PANGANDARAN Sergap.live – Ketegangan antara Forum Benih Bening Lobster (BBL) Pangandaran dan Pemerintah Kabupaten Pangandaran kembali mencuat.
Perwakilan Forum BBL, Abah Rangga, menyatakan kekecewaannya terhadap pernyataan Bupati Pangandaran, Citra Pitriyami, yang dinilai kurang memberikan solusi konkret atas permasalahan penangkapan BBL.
Menurut Abah Rangga, pernyataan bupati yang menyinggung soal pengkajian lebih lanjut dan kekhawatiran habisnya populasi lobster hanya memberikan “harapan palsu” bagi nelayan. “Itu bukan solusi, malah terasa seolah-olah pemerintah mempersulit langkah kami. Nelayan menunggu kepastian, bukan janji,” ungkap Rangga.
Rangga juga menanggapi pernyataan bupati terkait perusakan aset pemerintah, seperti mobil damkar dan pagar pendopo saat aksi unjuk rasa pada Kamis lalu. Ia menegaskan, kerusakan tersebut sudah dimusyawarahkan bersama Asisten Daerah II, yang menyatakan bahwa sebagian biaya perbaikan akan ditanggung pemerintah.
“Jika memang forum harus menanggung kerusakan fasilitas negara, kami siap bertanggung jawab,” tegasnya.
Bupati Citra Pitriyami menjelaskan bahwa pemerintah daerah tidak memiliki kewenangan untuk mengeluarkan izin terkait BBL.

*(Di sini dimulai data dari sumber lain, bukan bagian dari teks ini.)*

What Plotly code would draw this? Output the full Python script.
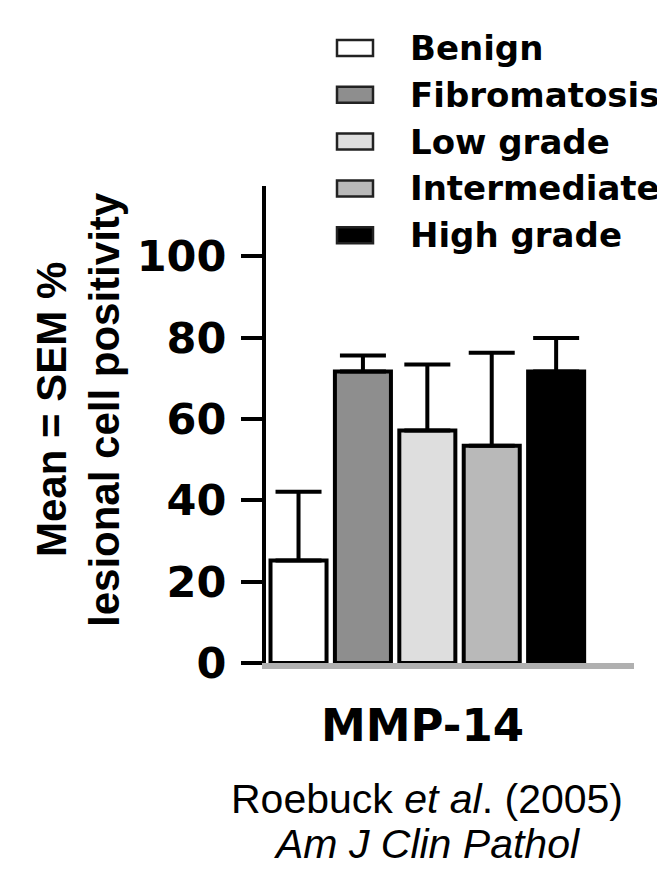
import plotly.graph_objects as go

# ---- data ----
categories = ["Benign", "Fibromatosis", "Low grade", "Intermediate", "High grade"]
mean_values = [25.2, 71.7, 57.2, 53.4, 71.7]
sem_values = [16.9, 3.9, 16.2, 22.9, 8.2]
y_tick_values = [0, 20, 40, 60, 80, 100]
group_label = "MMP-14"
y_title_lines = ["Mean = SEM %", "lesional cell positivity"]
citation_lines = ["Roebuck <i>et al</i>. (2005)", "<i>Am J Clin Pathol</i>"]

# ---- styles ----
bar_colors = ["#ffffff", "#8e8e8e", "#dedede", "#b9b9b9", "#000000"]
OFF = 8  # page body margin in the browser
W, H = 665 - OFF, 886 - OFF
# plot area in screen pixels
SL, SR, ST, SB = 266, 634, 186, 663
L, R, T, B = SL - OFF, SR - OFF, ST - OFF, SB - OFF


def px(x):
    return (x - SL) / (SR - SL)


def py(y):
    return (SB - y) / (SB - ST)


bold_wide = dict(family="DejaVu Sans", weight="bold", color="black")

fig = go.Figure()
fig.add_trace(go.Bar(
    x=categories,
    y=mean_values,
    marker=dict(color=bar_colors, line=dict(color="black", width=4)),
    error_y=dict(type="data", array=sem_values, arrayminus=[0] * len(sem_values),
                 symmetric=False, color="black", thickness=4, width=23),
    showlegend=False,
))

annotations = []
shapes = []

# legend (manual, to match large swatches)
for i, (name, col) in enumerate(zip(categories, bar_colors)):
    cy = 48 + i * 46.8
    shapes.append(dict(type="rect", xref="paper", yref="paper",
                       x0=px(337), x1=px(373), y0=py(cy + 8), y1=py(cy - 8),
                       fillcolor=col, line=dict(color="#222222", width=2.5)))
    annotations.append(dict(text=name, xref="paper", yref="paper",
                            x=px(408), y=py(cy), xanchor="left", yanchor="middle",
                            showarrow=False, font=dict(size=34, **bold_wide)))

# group label
annotations.append(dict(text=group_label, xref="x", yref="paper", x=2, y=py(725),
                        xanchor="center", yanchor="middle", showarrow=False, xshift=-5,
                        font=dict(size=45, **bold_wide)))

# y title (two lines)
for text, cx in zip(y_title_lines, [51, 104]):
    annotations.append(dict(text=text, xref="paper", yref="paper", x=px(cx), y=py(410),
                            xanchor="center", yanchor="middle", textangle=-90,
                            showarrow=False,
                            font=dict(family="Liberation Sans", weight="bold", size=42, color="black")))

# citation
for text, cy in zip(citation_lines, [799, 844]):
    annotations.append(dict(text=text, xref="paper", yref="paper", x=px(427), y=py(cy),
                            xanchor="center", yanchor="middle", showarrow=False,
                            font=dict(family="Liberation Sans", size=41, color="black")))

fig.update_layout(
    width=W, height=H,
    margin=dict(l=L, r=W - R, t=T, b=H - B, pad=0),
    paper_bgcolor="white", plot_bgcolor="white",
    bargap=0.13,
    annotations=annotations,
    shapes=shapes,
    xaxis=dict(type="category", categoryorder="array", categoryarray=categories,
               range=[-0.505, 5.209], showticklabels=False, ticks="",
               showline=True, linecolor="#b0b0b0", linewidth=6,
               showgrid=False, zeroline=False, fixedrange=True),
    yaxis=dict(range=[0, 117.3], tickvals=y_tick_values, ticks="outside",
               ticklen=21, tickwidth=4, tickcolor="black",
               showline=True, linecolor="black", linewidth=4,
               showgrid=False, zeroline=False, ticklabelstandoff=6,
               tickfont=dict(size=43, **bold_wide), fixedrange=True),
)

fig.write_html("out.html")
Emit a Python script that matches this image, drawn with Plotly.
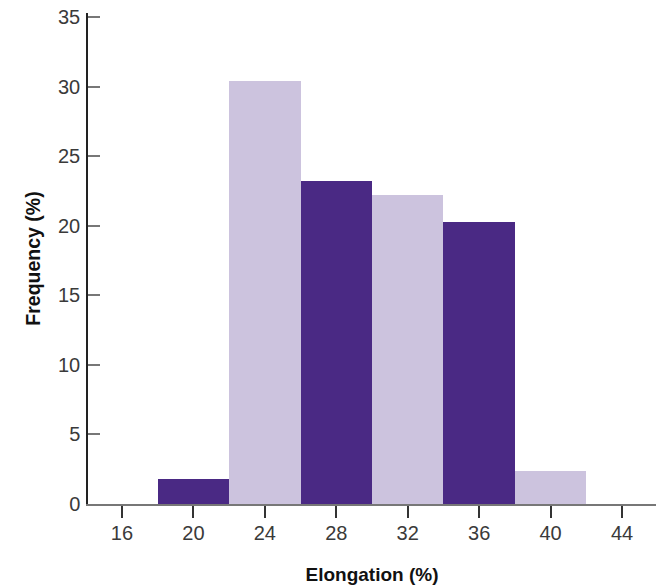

Ia mengacu pada Peraturan Menteri Kelautan dan Perikanan Nomor 7 Tahun 2024 tentang Pengelolaan Lobster (Panulirus spp), Kepiting (Scylla spp), dan Rajungan (Portunus spp).
“Dengan adanya aturan dari pemerintah pusat, otomatis Surat Edaran Bupati Pangandaran Nomor 523/0409/DKPKP/III/2021 tentang penghentian sementara penangkapan dan pengeluaran BBL yang ditandatangani oleh bupati sebelumnya sudah tidak berlaku,” jelas Citra.
Ia menambahkan bahwa wacana penerbitan Surat Keterangan Asal Benih (SKAB) BBL masih memerlukan pengkajian, baik dari segi kuota maupun pengawasan. “Kita juga tidak mau lama-lama lobster di Pangandaran habis,” katanya.
Bupati Citra juga menyesalkan kerusakan pada mobil damkar dan gerbang pendopo saat aksi unjuk rasa. “Itu aset negara, uang rakyat, bukan uang saya,” ujarnya kepada awak Media Senin, 28 Juli 2025.
Forum BBL menilai pernyataan tersebut seolah menyudutkan para nelayan. “Padahal kami datang untuk menuntut hak, bukan untuk merusak. Jika ada kerusakan, kami sudah siap bertanggung jawab,” pungkas Rangga.